9. Seattle, Washington

Whether you start with a ride to the famed Space Needle, Puget Sound, or Pioneer Square in the city center, you can’t go wrong with enjoying the Emerald City on two human-powered (or electric-assisted) wheels. To name a few of the top-tier design elements, Seattle’s bike lanes sport concrete buffers, cycling-specific light signals, and rails at intersections (for bicyclists to lean on). The city also lowered the timing of several hundred traffic signals, added traffic islands, and narrowed lanes to increase safety for bicyclists. Though Seattle is a bit late to the party, there is a bike sharing program up and running, too.


10. Chicago, Illinois

With nearly 22,000 bike commuters, The Second City ranks high among our list as one of the best places to venture out by bicycle. In great part, that high badge is thanks to the supportive infrastructure: nearly 86 miles of protected, buffered bike lanes weave through the city. Plus, the bike sharing program is strong with close to 580 stations and more than 5,800 bicycles available for urban adventurers.

After bicycle riders check out Cloud Gate, known as The Bean, they can head over to the Garfield Park Conservatory to relish thousands of plant specimens or go kayaking in the Chicago River.
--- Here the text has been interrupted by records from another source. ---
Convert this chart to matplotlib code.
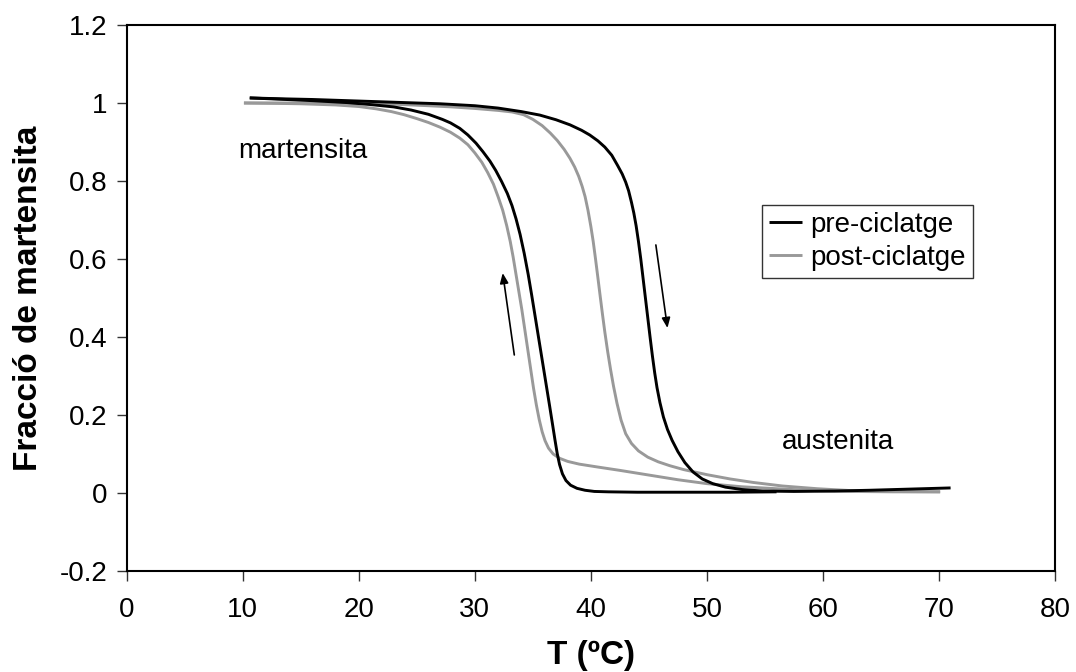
import matplotlib
matplotlib.use("Agg")
import matplotlib.pyplot as plt
from matplotlib.ticker import FuncFormatter

plt.rcParams['font.family'] = ['Liberation Sans', 'DejaVu Sans']

# Pre-cycling loop (temperature in ºC, martensite fraction)
pre_heat_T = [10.6, 13, 16, 20, 24, 27, 30, 32, 34, 35.6, 37, 38.2, 39.2, 39.9, 40.6,
              41.2, 41.8, 42.3, 42.7, 43.0, 43.25, 43.5, 43.7, 43.9, 44.1, 44.3, 44.5,
              44.7, 44.9, 45.1, 45.3, 45.5, 45.7, 45.95, 46.25, 46.6, 47.0, 47.5, 48.1,
              48.8, 49.6, 50.5, 51.6, 53.0, 54.8, 57.5, 61, 64, 67.5, 71]
pre_heat_f = [1.013, 1.011, 1.009, 1.005, 1.001, 0.998, 0.993, 0.987, 0.978, 0.969,
              0.957, 0.944, 0.930, 0.918, 0.903, 0.887, 0.866, 0.840, 0.818, 0.797,
              0.775, 0.745, 0.718, 0.685, 0.645, 0.60, 0.55, 0.50, 0.45, 0.40, 0.352,
              0.308, 0.27, 0.232, 0.195, 0.163, 0.135, 0.106, 0.078, 0.054, 0.036,
              0.024, 0.015, 0.009, 0.005, 0.004, 0.005, 0.007, 0.010, 0.013]

pre_cool_T = [10.6, 13, 16, 19, 21, 23, 24.5, 26, 27.2, 27.9, 28.7, 29.4, 30.1, 30.7,
              31.3, 31.8, 32.3, 32.8, 33.2, 33.55, 33.9, 34.25, 34.6, 34.9, 35.2, 35.45,
              35.7, 35.95, 36.2, 36.45, 36.7, 36.9, 37.1, 37.3, 37.55, 37.85, 38.25,
              38.8, 39.5, 40.3, 41.5, 44, 48, 52, 56]
pre_cool_f = [1.013, 1.010, 1.006, 1.001, 0.996, 0.990, 0.982, 0.971, 0.958, 0.949,
              0.935, 0.918, 0.897, 0.875, 0.851, 0.827, 0.799, 0.768, 0.737, 0.703,
              0.663, 0.615, 0.56, 0.507, 0.452, 0.406, 0.36, 0.314, 0.268, 0.222,
              0.175, 0.137, 0.101, 0.073, 0.049, 0.032, 0.02, 0.012, 0.007, 0.004,
              0.003, 0.002, 0.002, 0.002, 0.003]

# Post-cycling loop
post_heat_T = [10.1, 13, 16, 20, 23, 26, 28, 30, 32, 33.2, 34.2, 35.0, 35.8, 36.5,
               37.1, 37.7, 38.2, 38.6, 38.95, 39.25, 39.5, 39.75, 40.0, 40.2, 40.4, 40.6,
               40.8, 41.0, 41.2, 41.45, 41.7, 41.95, 42.25, 42.6, 43.0, 43.5, 44.1, 44.9,
               45.8, 46.8, 48, 50, 52, 54, 56.5, 59.5, 62.5, 65.2, 70.1]
post_heat_f = [1.0, 1.0, 1.0, 0.999, 0.997, 0.993, 0.990, 0.986, 0.981, 0.977, 0.970,
               0.958, 0.942, 0.923, 0.904, 0.881, 0.858, 0.836, 0.812, 0.786, 0.76,
               0.725, 0.683, 0.645, 0.60, 0.553, 0.505, 0.458, 0.413, 0.362, 0.316,
               0.274, 0.23, 0.187, 0.152, 0.127, 0.108, 0.092, 0.080, 0.070, 0.060,
               0.047, 0.036, 0.027, 0.018, 0.011, 0.006, 0.004, 0.003]

post_cool_T = [10.1, 13, 15, 18, 20, 21.5, 22.8, 23.9, 25, 26, 27, 27.9, 28.7, 29.4,
               30.0, 30.6, 31.1, 31.6, 32.0, 32.4, 32.75, 33.05, 33.3, 33.55, 33.8,
               34.05, 34.3, 34.55, 34.8, 35.05, 35.3, 35.55, 35.8, 36.05, 36.35, 36.75,
               37.3, 38.0, 39, 40.5, 42.5, 45, 47.5, 50, 53, 56.6, 59.5, 62.4, 66, 70.1]
post_cool_f = [1.0, 0.999, 0.998, 0.995, 0.991, 0.985, 0.978, 0.970, 0.96, 0.95, 0.938,
               0.925, 0.91, 0.893, 0.872, 0.848, 0.822, 0.792, 0.76, 0.725, 0.685,
               0.645, 0.605, 0.56, 0.515, 0.47, 0.42, 0.37, 0.32, 0.27, 0.226, 0.188,
               0.157, 0.134, 0.115, 0.100, 0.089, 0.081, 0.074, 0.067, 0.058, 0.046,
               0.034, 0.024, 0.016, 0.010, 0.006, 0.004, 0.003, 0.003]

series_labels = ['pre-ciclatge', 'post-ciclatge']
x_ticks = [0, 10, 20, 30, 40, 50, 60, 70, 80]
y_ticks = [-0.2, 0, 0.2, 0.4, 0.6, 0.8, 1, 1.2]

BLACK = '#000000'
GRAY = '#999999'
FS = 20
LW = 2.1

fig = plt.figure(figsize=(10.76, 6.72), dpi=100)
ax = fig.add_axes([0.1178, 0.1503, 0.8627, 0.8125])

line_kw = dict(lw=LW, solid_joinstyle='round', solid_capstyle='butt')
ax.plot(post_heat_T, post_heat_f, color=GRAY, zorder=2, label=series_labels[1], **line_kw)
ax.plot(post_cool_T, post_cool_f, color=GRAY, zorder=2, **line_kw)
ax.plot(pre_heat_T, pre_heat_f, color=BLACK, zorder=3, label=series_labels[0], **line_kw)
ax.plot(pre_cool_T, pre_cool_f, color=BLACK, zorder=3, **line_kw)

ax.set_xlim(0, 80)
ax.set_ylim(-0.2, 1.2)
ax.set_xticks(x_ticks)
ax.set_yticks(y_ticks)
ax.yaxis.set_major_formatter(FuncFormatter(lambda v, p: '%g' % round(v, 2)))
ax.tick_params(direction='out', length=7, width=1, labelsize=FS, pad=7, color='#333333')
ax.tick_params(axis='x', pad=12)
for s in ax.spines.values():
    s.set_linewidth(1.5)
    s.set_color('black')

ax.set_xlabel('T (ºC)', fontsize=24, fontweight='bold')
ax.set_ylabel('Fracció de martensita', fontsize=24, fontweight='bold')
ax.xaxis.set_label_coords(0.5, -0.126)
ax.yaxis.set_label_coords(-0.089, 0.5)

ax.text(9.6, 0.877, 'martensita', fontsize=FS, ha='left', va='center')
ax.text(56.5, 0.132, 'austenita', fontsize=FS, ha='left', va='center')

arrow_kw = dict(arrowstyle='-|>,head_length=0.6,head_width=0.25', color='black', lw=1.2,
                shrinkA=0, shrinkB=0)
ax.annotate('', xy=(32.4, 0.564), xytext=(33.4, 0.354), arrowprops=arrow_kw)
ax.annotate('', xy=(46.6, 0.423), xytext=(45.6, 0.636), arrowprops=arrow_kw)

handles, labels = ax.get_legend_handles_labels()
leg = ax.legend(handles[::-1], labels[::-1], loc='upper left', bbox_to_anchor=(0.684, 0.670),
                fontsize=FS, frameon=True, fancybox=False, handlelength=1.2,
                handletextpad=0.3, borderpad=0.25, labelspacing=0.25, borderaxespad=0)
leg.get_frame().set_edgecolor('black')
leg.get_frame().set_linewidth(1.0)

fig.savefig('out.png', dpi=100)
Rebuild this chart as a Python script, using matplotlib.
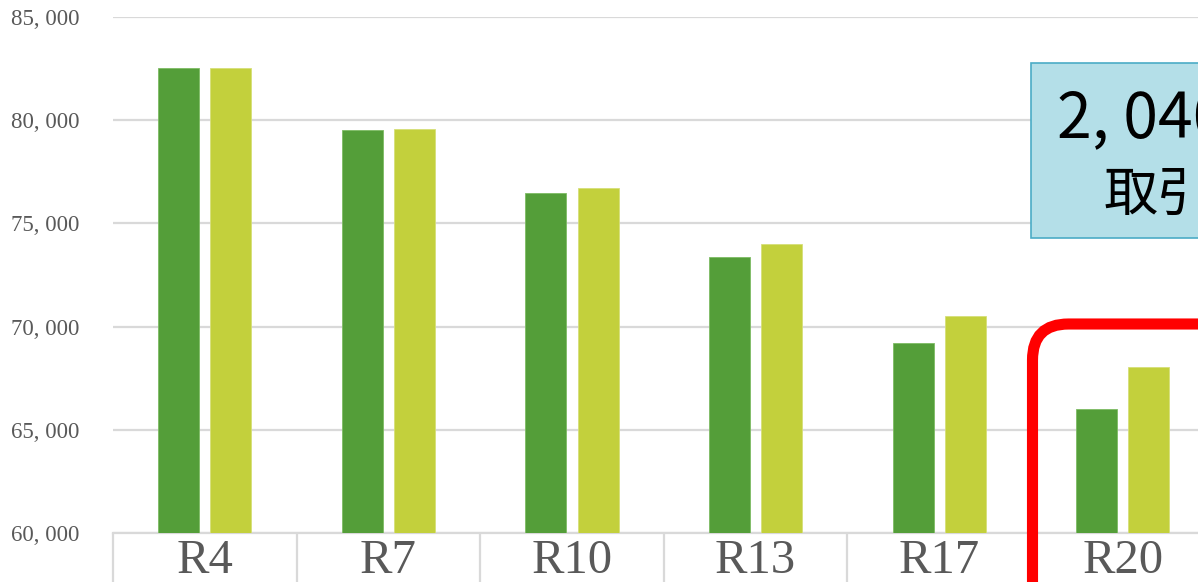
import matplotlib
matplotlib.use("Agg")
import matplotlib.pyplot as plt
from matplotlib.patches import FancyBboxPatch, Rectangle
from matplotlib.transforms import IdentityTransform
from matplotlib.ticker import FixedLocator, FuncFormatter
import numpy as np

categories = ["R4", "R7", "R10", "R13", "R17", "R20"]
series_a = [82530, 79520, 76470, 73370, 69200, 66010]
series_b = [82530, 79570, 76720, 74000, 70510, 68050]
y_ticks = [60000, 65000, 70000, 75000, 80000, 85000]
note_line1 = "2, 040"
note_line2 = "取引"

W, H = 1198, 582
fig = plt.figure(figsize=(W / 100, H / 100), dpi=100)
ax = fig.add_axes([113 / W, 49 / H, 1101.6 / W, 516 / H])

x = np.arange(len(categories))
bw = 0.223
off = 0.1424
ax.bar(x - off, series_a, bw, color="#549E39", edgecolor="#7dbb63", linewidth=0.6, zorder=3)
ax.bar(x + off, series_b, bw, color="#C3D03C", edgecolor="#d6df79", linewidth=0.6, zorder=3)

ax.set_xlim(-0.5, len(categories) - 0.5)
ax.set_ylim(60000, 85000)
ax.set_yticks(y_ticks)
ax.yaxis.set_major_formatter(FuncFormatter(lambda v, p: f"{int(v):,}".replace(",", ", ")))
ax.tick_params(axis="y", length=0, pad=24, labelsize=16.5, labelcolor="#595959")
for t in ax.get_yticklabels():
    t.set_fontfamily("Liberation Serif")
ax.grid(axis="y", color="#D9D9D9", linewidth=1.6, zorder=0)
ax.set_axisbelow(True)

ax.xaxis.set_major_locator(FixedLocator(np.arange(-0.5, len(categories), 1.0)))
ax.xaxis.set_major_formatter(FuncFormatter(lambda v, p: ""))
ax.xaxis.set_minor_locator(FixedLocator(x))
ax.xaxis.set_minor_formatter(FuncFormatter(lambda v, p: categories[int(round(v))]))
ax.tick_params(axis="x", which="major", length=70, width=1.6, color="#D9D9D9")
ax.tick_params(axis="x", which="minor", length=0, pad=4, labelsize=35, labelcolor="#595959")
for t in ax.get_xticklabels(minor=True):
    t.set_fontfamily("Liberation Serif")

for s in ["top", "right", "left"]:
    ax.spines[s].set_visible(False)
ax.spines["bottom"].set_color("#D9D9D9")
ax.spines["bottom"].set_linewidth(1.6)

# annotation box (pixel coords, origin bottom-left)
box = Rectangle((1031, H - 238), 400, 175, transform=IdentityTransform(),
                facecolor="#B4DFE8", edgecolor="#4BACC6", linewidth=1.2, zorder=5)
fig.add_artist(box)
fig.text(1057 / W, (H - 137) / H, note_line1, fontsize=45,
         family=["Liberation Sans Narrow", "Noto Sans CJK JP"], color="black",
         ha="left", va="baseline", zorder=6)
fig.text(1104 / W, (H - 211) / H, note_line2, fontsize=39,
         family=["Noto Sans CJK JP"], color="black",
         ha="left", va="baseline", zorder=6)

# red rounded frame
frame = FancyBboxPatch((1032.5, -60), 400, H - 324 + 60,
                       boxstyle="round,pad=0,rounding_size=36",
                       transform=IdentityTransform(), facecolor="none",
                       edgecolor="#FF0000", linewidth=8, zorder=7)
fig.add_artist(frame)

fig.savefig("out.png", dpi=100)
Of course no visit to Chicago would be complete without deep-dish pizza at Lou Malnati’s, which has been serving pies with buttery crust since 1971.


Best Cities for Biking Methodology

Our study on the best cities for biking in the United States examined data across the five categories below. Before ranking, cities were classified as either small/medium (those with a population of 749,999 or less) or large (population of more than 750,000).


  1. Bike infrastructure data was sourced by the League of American Bicyclists and weighted based on the miles of protected bike lanes and miles of bike lanes overall. Note, our analysis looked at existing bike lanes and designated bike lanes, but did not include future planned additions.
  2. Bikeshare reports were gathered by People for Bikes, which ranked cities based on available bike sharing programs and infrastructure, as well as overall ridership and population density.
  3. The bike commuter ranking—which measures how many people per capita commute by bike, and also the percentage of total commuters that travel by bike—is based on the Streetlight Climate Impact Index.
  4. Temperature and the average hottest and coldest days in each city played a role in the overall ranking, too, with 60 degrees Fahrenheit as the ideal cycling weather. Precipitation did not factor into our rankings.
  5. Finally, the safety ratings for bicyclists were based on the National Highway Traffic Safety Administration, determined by the annual fatality rate of cyclists per every 100,000 commuters and per 1 million residents.